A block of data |
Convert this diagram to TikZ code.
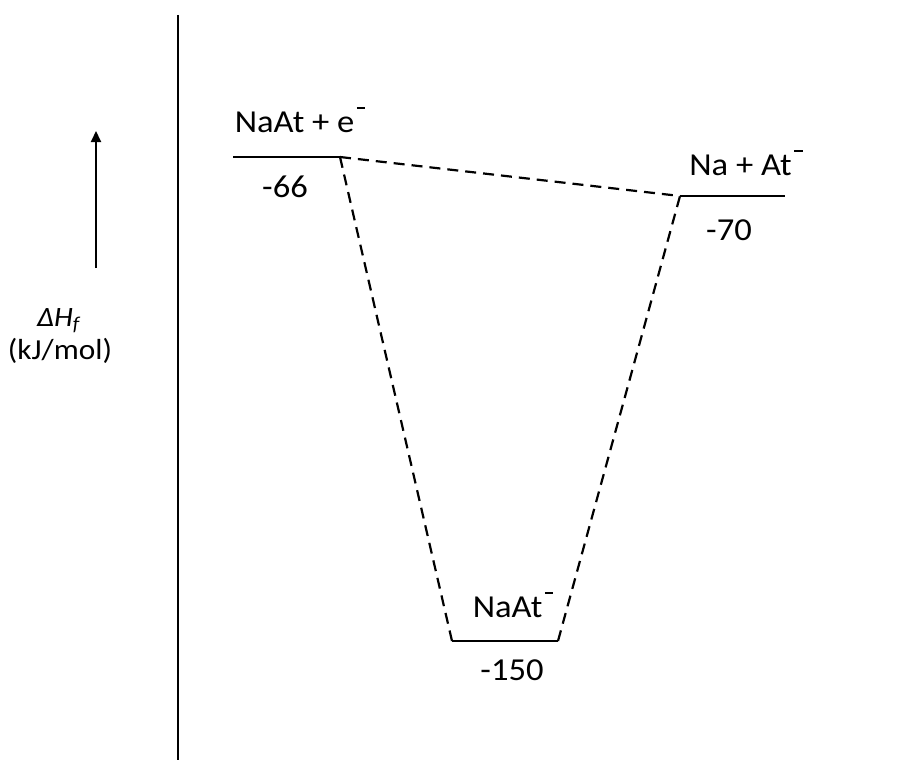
\documentclass[tikz,border=0pt]{standalone}
\usepackage{fontspec}
\setmainfont{Carlito}[FakeStretch=1.08]
\usetikzlibrary{arrows.meta}
\newcommand{\supm}{\hspace{0.08em}\raisebox{0.71em}{\rule{0.26em}{0.07em}}}
\begin{document}
\begin{tikzpicture}[x=1pt,y=-1pt,
  lvl/.style={line width=2.4pt},
  conn/.style={line width=2.2pt,dash pattern=on 11pt off 7pt},
  lab/.style={font=\fontsize{32}{36}\selectfont,anchor=base,inner sep=0pt},
  axlab/.style={font=\fontsize{29}{34}\selectfont,anchor=base,inner sep=0pt}]
\useasboundingbox (0,0) rectangle (912,760);
% axis
\coordinate (axtop) at (178,15);
\coordinate (axbot) at (178,760);
\draw[line width=2.4pt] (axtop) -- (axbot);
% arrow
\coordinate (arb) at (96,268);
\coordinate (art) at (96,131);
\draw[line width=2pt,-{Triangle[length=11pt,width=10pt]}] (arb) -- (art);
\node[axlab,font=\fontsize{28}{30}\selectfont] (dh) at (59,326) {\textit{ΔH}\textsubscript{\textit{f}}};
\node[axlab] (units) at (60,359) {(kJ/mol)};
% levels
\coordinate (a1) at (233,157); \coordinate (a2) at (340,157);
\coordinate (b1) at (680,196); \coordinate (b2) at (785,196);
\coordinate (c1) at (452,641); \coordinate (c2) at (558,641);
\draw[lvl] (a1) -- (a2);
\draw[lvl] (b1) -- (b2);
\draw[lvl] (c1) -- (c2);
% connectors
\draw[conn] (a2) -- (b1);
\draw[conn] (a2) -- (c1);
\draw[conn] (c2) -- (b1);
% labels
\node[lab] (la) at (300,132) {NaAt + e\supm};
\node[lab] (va) at (285,197) {-66};
\node[lab] (lb) at (746,175) {Na + At\supm};
\node[lab] (vb) at (729,240) {-70};
\node[lab] (lc) at (513,617) {NaAt\supm};
\node[lab] (vc) at (512,680) {-150};
\end{tikzpicture}
\end{document}
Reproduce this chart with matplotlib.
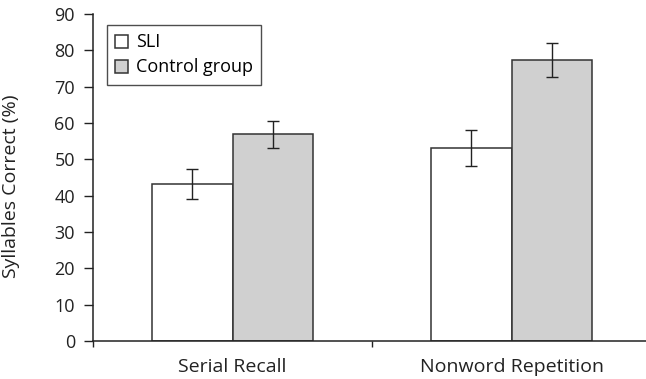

The request |
Look through the data above. Each line containing the word "this" needs to be copied.

Written response |
Convert this diagram to TikZ code.
Reproduce this chart with matplotlib.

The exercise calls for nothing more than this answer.